As I note in my latest book on Spanish football,the Franco encouraged the the national stereotype
as mythified in the literary figure of Don
Quixote, the incarnation of the spirit of noncompromise , with its hopelessness
and failure forgotten beside his nobility
of purpose. And yet for all its aggression, Spain in those years failed to conquer-instead
it underachieved. After its victory over the Soviet Union in the European
Nations Cup final in 1964, Spain had to wait until the Euro championships in 2008
before winning any other major football
tournament. By then, drawing on the legacy of the South Americans and the
Dutch, Spain had embraced tiqui-taca, the
style that prioritised passing, patience,and possession above all else.

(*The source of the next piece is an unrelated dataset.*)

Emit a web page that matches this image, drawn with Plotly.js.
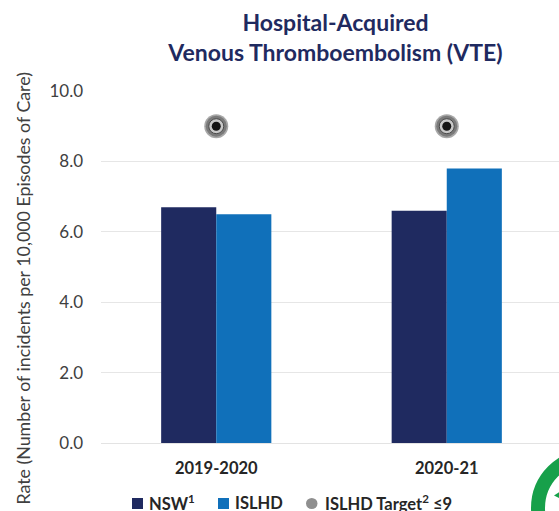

But let us remember too that that tournament was won by Spain in the final
against Germany with a goal by Fernando Torres that epitomized the artistry
Spain had stood for from the outset of the tournament. As I write in my book La Roja, ‘it was the moment when the
Spanish squad’s brightest young matador dispatched an ageing bull that had lost
its fire and nobility. The Germans tried o resist a team that had passed the
ball like gods. But this was a plodding veterans’ German well- past its sell-by
date that in the end the end conceded the winning goal to a much better team,
full of promise.”
After Sunday’s game,the likelyhood is that we are once
against heading towards a Spain-Germany Euro final. Del Bosque told me once
that he knew La Roja were on their way
to becoming World champions when they ‘lost their fear’ . and went out and beat
a rejuvenated German team in the semifinals of 2010.
I believe La Roja can
deserve set a new record by winning Euro 2012. But it needs to lift itself ,
and play with the spirited beauty of worthy champions.